# STATED PROBLEM:
Retype the whole listing, please, keeping every line exact and dropping the pictures.

# DATA:
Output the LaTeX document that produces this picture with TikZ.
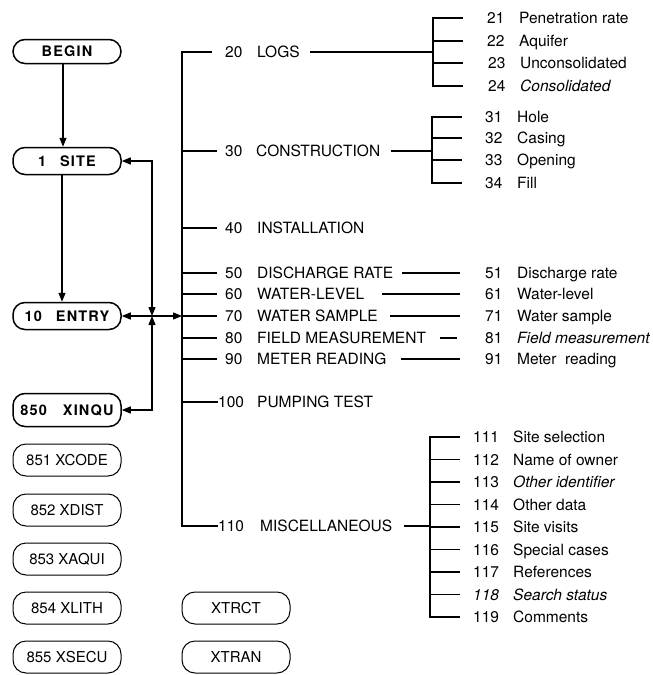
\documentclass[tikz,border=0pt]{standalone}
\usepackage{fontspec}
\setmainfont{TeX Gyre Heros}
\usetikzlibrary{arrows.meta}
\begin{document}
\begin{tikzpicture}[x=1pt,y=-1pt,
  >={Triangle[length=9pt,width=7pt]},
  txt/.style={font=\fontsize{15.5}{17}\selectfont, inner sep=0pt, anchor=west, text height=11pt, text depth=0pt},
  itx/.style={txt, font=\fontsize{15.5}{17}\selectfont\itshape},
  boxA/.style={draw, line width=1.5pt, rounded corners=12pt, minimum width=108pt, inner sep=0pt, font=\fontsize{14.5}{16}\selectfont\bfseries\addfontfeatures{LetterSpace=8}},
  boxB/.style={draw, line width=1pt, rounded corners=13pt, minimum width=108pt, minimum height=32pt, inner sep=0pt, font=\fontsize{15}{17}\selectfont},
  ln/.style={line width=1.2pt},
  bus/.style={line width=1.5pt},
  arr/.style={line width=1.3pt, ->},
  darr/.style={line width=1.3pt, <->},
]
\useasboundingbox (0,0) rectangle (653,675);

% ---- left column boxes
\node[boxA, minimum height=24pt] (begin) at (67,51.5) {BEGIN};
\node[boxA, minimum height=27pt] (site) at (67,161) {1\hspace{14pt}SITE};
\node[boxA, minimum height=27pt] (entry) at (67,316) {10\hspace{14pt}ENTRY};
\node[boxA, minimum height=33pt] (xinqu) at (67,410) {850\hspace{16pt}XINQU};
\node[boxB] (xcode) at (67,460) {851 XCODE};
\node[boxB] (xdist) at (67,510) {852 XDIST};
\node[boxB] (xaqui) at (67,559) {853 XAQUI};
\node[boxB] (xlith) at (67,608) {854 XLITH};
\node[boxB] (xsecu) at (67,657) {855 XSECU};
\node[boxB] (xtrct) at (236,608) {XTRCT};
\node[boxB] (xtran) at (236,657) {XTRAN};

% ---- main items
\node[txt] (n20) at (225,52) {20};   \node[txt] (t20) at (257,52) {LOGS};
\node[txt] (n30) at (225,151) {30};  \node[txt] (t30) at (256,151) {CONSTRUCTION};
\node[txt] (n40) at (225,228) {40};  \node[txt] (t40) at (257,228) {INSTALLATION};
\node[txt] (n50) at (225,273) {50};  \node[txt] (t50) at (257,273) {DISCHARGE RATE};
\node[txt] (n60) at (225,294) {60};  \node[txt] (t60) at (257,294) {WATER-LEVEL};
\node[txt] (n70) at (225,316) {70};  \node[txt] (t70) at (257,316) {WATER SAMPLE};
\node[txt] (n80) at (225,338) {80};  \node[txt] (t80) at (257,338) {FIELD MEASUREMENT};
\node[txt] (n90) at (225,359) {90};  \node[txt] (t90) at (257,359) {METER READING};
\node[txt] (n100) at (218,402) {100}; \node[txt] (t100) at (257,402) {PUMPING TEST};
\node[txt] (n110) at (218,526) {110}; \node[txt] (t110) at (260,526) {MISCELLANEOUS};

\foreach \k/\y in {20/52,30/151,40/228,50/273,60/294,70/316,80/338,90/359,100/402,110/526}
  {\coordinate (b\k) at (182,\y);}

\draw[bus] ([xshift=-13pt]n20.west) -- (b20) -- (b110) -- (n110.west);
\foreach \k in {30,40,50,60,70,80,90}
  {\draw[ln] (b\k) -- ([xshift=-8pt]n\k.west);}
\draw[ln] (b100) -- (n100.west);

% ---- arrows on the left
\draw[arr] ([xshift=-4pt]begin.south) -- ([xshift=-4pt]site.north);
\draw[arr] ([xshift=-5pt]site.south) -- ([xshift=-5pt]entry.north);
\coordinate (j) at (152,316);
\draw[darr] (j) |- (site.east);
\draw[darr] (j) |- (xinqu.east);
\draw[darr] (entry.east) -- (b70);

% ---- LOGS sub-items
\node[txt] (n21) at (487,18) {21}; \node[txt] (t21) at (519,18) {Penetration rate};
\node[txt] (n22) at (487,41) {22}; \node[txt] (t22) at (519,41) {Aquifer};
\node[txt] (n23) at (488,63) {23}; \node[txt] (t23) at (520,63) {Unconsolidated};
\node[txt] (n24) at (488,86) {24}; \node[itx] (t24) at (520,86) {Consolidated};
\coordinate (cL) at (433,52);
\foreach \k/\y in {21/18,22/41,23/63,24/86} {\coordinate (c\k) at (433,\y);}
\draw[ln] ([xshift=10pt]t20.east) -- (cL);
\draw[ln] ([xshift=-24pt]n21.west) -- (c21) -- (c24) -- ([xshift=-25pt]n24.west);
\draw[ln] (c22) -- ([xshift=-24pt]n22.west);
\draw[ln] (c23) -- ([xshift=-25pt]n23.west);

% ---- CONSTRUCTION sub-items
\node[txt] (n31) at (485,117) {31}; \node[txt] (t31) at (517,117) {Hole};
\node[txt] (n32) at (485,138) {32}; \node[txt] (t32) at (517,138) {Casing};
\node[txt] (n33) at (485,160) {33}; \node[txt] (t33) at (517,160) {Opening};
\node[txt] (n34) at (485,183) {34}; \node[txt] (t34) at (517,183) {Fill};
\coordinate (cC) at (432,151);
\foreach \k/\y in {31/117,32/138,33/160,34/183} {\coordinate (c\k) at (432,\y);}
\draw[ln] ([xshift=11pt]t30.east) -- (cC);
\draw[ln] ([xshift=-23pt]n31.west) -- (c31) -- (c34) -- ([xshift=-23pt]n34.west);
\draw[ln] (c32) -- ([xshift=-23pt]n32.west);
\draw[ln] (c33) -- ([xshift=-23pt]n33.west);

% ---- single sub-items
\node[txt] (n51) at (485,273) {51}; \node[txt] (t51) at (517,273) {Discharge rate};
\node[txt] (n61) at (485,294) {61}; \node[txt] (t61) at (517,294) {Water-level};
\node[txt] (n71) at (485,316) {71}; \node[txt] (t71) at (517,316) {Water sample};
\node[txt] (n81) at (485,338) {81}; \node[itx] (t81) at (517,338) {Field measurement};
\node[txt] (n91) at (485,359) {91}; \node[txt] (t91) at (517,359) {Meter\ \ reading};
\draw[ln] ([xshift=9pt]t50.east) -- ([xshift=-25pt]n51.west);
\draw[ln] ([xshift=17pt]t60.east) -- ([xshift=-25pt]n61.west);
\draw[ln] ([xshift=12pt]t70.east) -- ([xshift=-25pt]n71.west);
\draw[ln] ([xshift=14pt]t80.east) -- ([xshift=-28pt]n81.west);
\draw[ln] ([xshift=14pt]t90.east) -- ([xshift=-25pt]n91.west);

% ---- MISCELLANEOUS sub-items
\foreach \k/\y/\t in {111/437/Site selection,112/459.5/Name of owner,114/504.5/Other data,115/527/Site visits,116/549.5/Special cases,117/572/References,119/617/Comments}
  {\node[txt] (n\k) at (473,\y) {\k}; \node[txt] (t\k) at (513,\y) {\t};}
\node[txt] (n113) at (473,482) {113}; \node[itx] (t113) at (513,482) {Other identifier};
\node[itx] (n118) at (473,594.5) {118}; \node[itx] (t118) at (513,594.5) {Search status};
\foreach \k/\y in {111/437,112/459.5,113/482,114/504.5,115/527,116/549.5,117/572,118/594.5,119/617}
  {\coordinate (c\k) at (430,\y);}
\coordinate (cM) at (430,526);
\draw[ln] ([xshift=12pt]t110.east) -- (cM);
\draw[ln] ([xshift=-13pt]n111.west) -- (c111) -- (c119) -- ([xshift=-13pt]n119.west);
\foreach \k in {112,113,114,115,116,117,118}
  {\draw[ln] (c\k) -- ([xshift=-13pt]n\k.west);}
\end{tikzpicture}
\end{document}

# RESULT:
Output the LaTeX document that produces this picture with TikZ.
\documentclass[tikz,border=0pt]{standalone}
\usepackage{fontspec}
\setmainfont{TeX Gyre Heros}
\usetikzlibrary{arrows.meta}
\begin{document}
\begin{tikzpicture}[x=1pt,y=-1pt,
  >={Triangle[length=9pt,width=7pt]},
  txt/.style={font=\fontsize{15.5}{17}\selectfont, inner sep=0pt, anchor=west, text height=11pt, text depth=0pt},
  itx/.style={txt, font=\fontsize{15.5}{17}\selectfont\itshape},
  boxA/.style={draw, line width=1.5pt, rounded corners=12pt, minimum width=108pt, inner sep=0pt, font=\fontsize{14.5}{16}\selectfont\bfseries\addfontfeatures{LetterSpace=8}},
  boxB/.style={draw, line width=1pt, rounded corners=13pt, minimum width=108pt, minimum height=32pt, inner sep=0pt, font=\fontsize{15}{17}\selectfont},
  ln/.style={line width=1.2pt},
  bus/.style={line width=1.5pt},
  arr/.style={line width=1.3pt, ->},
  darr/.style={line width=1.3pt, <->},
]
\useasboundingbox (0,0) rectangle (653,675);

% ---- left column boxes
\node[boxA, minimum height=24pt] (begin) at (67,51.5) {BEGIN};
\node[boxA, minimum height=27pt] (site) at (67,161) {1\hspace{14pt}SITE};
\node[boxA, minimum height=27pt] (entry) at (67,316) {10\hspace{14pt}ENTRY};
\node[boxA, minimum height=33pt] (xinqu) at (67,410) {850\hspace{16pt}XINQU};
\node[boxB] (xcode) at (67,460) {851 XCODE};
\node[boxB] (xdist) at (67,510) {852 XDIST};
\node[boxB] (xaqui) at (67,559) {853 XAQUI};
\node[boxB] (xlith) at (67,608) {854 XLITH};
\node[boxB] (xsecu) at (67,657) {855 XSECU};
\node[boxB] (xtrct) at (236,608) {XTRCT};
\node[boxB] (xtran) at (236,657) {XTRAN};

% ---- main items
\node[txt] (n20) at (225,52) {20};   \node[txt] (t20) at (257,52) {LOGS};
\node[txt] (n30) at (225,151) {30};  \node[txt] (t30) at (256,151) {CONSTRUCTION};
\node[txt] (n40) at (225,228) {40};  \node[txt] (t40) at (257,228) {INSTALLATION};
\node[txt] (n50) at (225,273) {50};  \node[txt] (t50) at (257,273) {DISCHARGE RATE};
\node[txt] (n60) at (225,294) {60};  \node[txt] (t60) at (257,294) {WATER-LEVEL};
\node[txt] (n70) at (225,316) {70};  \node[txt] (t70) at (257,316) {WATER SAMPLE};
\node[txt] (n80) at (225,338) {80};  \node[txt] (t80) at (257,338) {FIELD MEASUREMENT};
\node[txt] (n90) at (225,359) {90};  \node[txt] (t90) at (257,359) {METER READING};
\node[txt] (n100) at (218,402) {100}; \node[txt] (t100) at (257,402) {PUMPING TEST};
\node[txt] (n110) at (218,526) {110}; \node[txt] (t110) at (260,526) {MISCELLANEOUS};

\foreach \k/\y in {20/52,30/151,40/228,50/273,60/294,70/316,80/338,90/359,100/402,110/526}
  {\coordinate (b\k) at (182,\y);}

\draw[bus] ([xshift=-13pt]n20.west) -- (b20) -- (b110) -- (n110.west);
\foreach \k in {30,40,50,60,70,80,90}
  {\draw[ln] (b\k) -- ([xshift=-8pt]n\k.west);}
\draw[ln] (b100) -- (n100.west);

% ---- arrows on the left
\draw[arr] ([xshift=-4pt]begin.south) -- ([xshift=-4pt]site.north);
\draw[arr] ([xshift=-5pt]site.south) -- ([xshift=-5pt]entry.north);
\coordinate (j) at (152,316);
\draw[darr] (j) |- (site.east);
\draw[darr] (j) |- (xinqu.east);
\draw[darr] (entry.east) -- (b70);

% ---- LOGS sub-items
\node[txt] (n21) at (487,18) {21}; \node[txt] (t21) at (519,18) {Penetration rate};
\node[txt] (n22) at (487,41) {22}; \node[txt] (t22) at (519,41) {Aquifer};
\node[txt] (n23) at (488,63) {23}; \node[txt] (t23) at (520,63) {Unconsolidated};
\node[txt] (n24) at (488,86) {24}; \node[itx] (t24) at (520,86) {Consolidated};
\coordinate (cL) at (433,52);
\foreach \k/\y in {21/18,22/41,23/63,24/86} {\coordinate (c\k) at (433,\y);}
\draw[ln] ([xshift=10pt]t20.east) -- (cL);
\draw[ln] ([xshift=-24pt]n21.west) -- (c21) -- (c24) -- ([xshift=-25pt]n24.west);
\draw[ln] (c22) -- ([xshift=-24pt]n22.west);
\draw[ln] (c23) -- ([xshift=-25pt]n23.west);

% ---- CONSTRUCTION sub-items
\node[txt] (n31) at (485,117) {31}; \node[txt] (t31) at (517,117) {Hole};
\node[txt] (n32) at (485,138) {32}; \node[txt] (t32) at (517,138) {Casing};
\node[txt] (n33) at (485,160) {33}; \node[txt] (t33) at (517,160) {Opening};
\node[txt] (n34) at (485,183) {34}; \node[txt] (t34) at (517,183) {Fill};
\coordinate (cC) at (432,151);
\foreach \k/\y in {31/117,32/138,33/160,34/183} {\coordinate (c\k) at (432,\y);}
\draw[ln] ([xshift=11pt]t30.east) -- (cC);
\draw[ln] ([xshift=-23pt]n31.west) -- (c31) -- (c34) -- ([xshift=-23pt]n34.west);
\draw[ln] (c32) -- ([xshift=-23pt]n32.west);
\draw[ln] (c33) -- ([xshift=-23pt]n33.west);

% ---- single sub-items
\node[txt] (n51) at (485,273) {51}; \node[txt] (t51) at (517,273) {Discharge rate};
\node[txt] (n61) at (485,294) {61}; \node[txt] (t61) at (517,294) {Water-level};
\node[txt] (n71) at (485,316) {71}; \node[txt] (t71) at (517,316) {Water sample};
\node[txt] (n81) at (485,338) {81}; \node[itx] (t81) at (517,338) {Field measurement};
\node[txt] (n91) at (485,359) {91}; \node[txt] (t91) at (517,359) {Meter\ \ reading};
\draw[ln] ([xshift=9pt]t50.east) -- ([xshift=-25pt]n51.west);
\draw[ln] ([xshift=17pt]t60.east) -- ([xshift=-25pt]n61.west);
\draw[ln] ([xshift=12pt]t70.east) -- ([xshift=-25pt]n71.west);
\draw[ln] ([xshift=14pt]t80.east) -- ([xshift=-28pt]n81.west);
\draw[ln] ([xshift=14pt]t90.east) -- ([xshift=-25pt]n91.west);

% ---- MISCELLANEOUS sub-items
\foreach \k/\y/\t in {111/437/Site selection,112/459.5/Name of owner,114/504.5/Other data,115/527/Site visits,116/549.5/Special cases,117/572/References,119/617/Comments}
  {\node[txt] (n\k) at (473,\y) {\k}; \node[txt] (t\k) at (513,\y) {\t};}
\node[txt] (n113) at (473,482) {113}; \node[itx] (t113) at (513,482) {Other identifier};
\node[itx] (n118) at (473,594.5) {118}; \node[itx] (t118) at (513,594.5) {Search status};
\foreach \k/\y in {111/437,112/459.5,113/482,114/504.5,115/527,116/549.5,117/572,118/594.5,119/617}
  {\coordinate (c\k) at (430,\y);}
\coordinate (cM) at (430,526);
\draw[ln] ([xshift=12pt]t110.east) -- (cM);
\draw[ln] ([xshift=-13pt]n111.west) -- (c111) -- (c119) -- ([xshift=-13pt]n119.west);
\foreach \k in {112,113,114,115,116,117,118}
  {\draw[ln] (c\k) -- ([xshift=-13pt]n\k.west);}
\end{tikzpicture}
\end{document}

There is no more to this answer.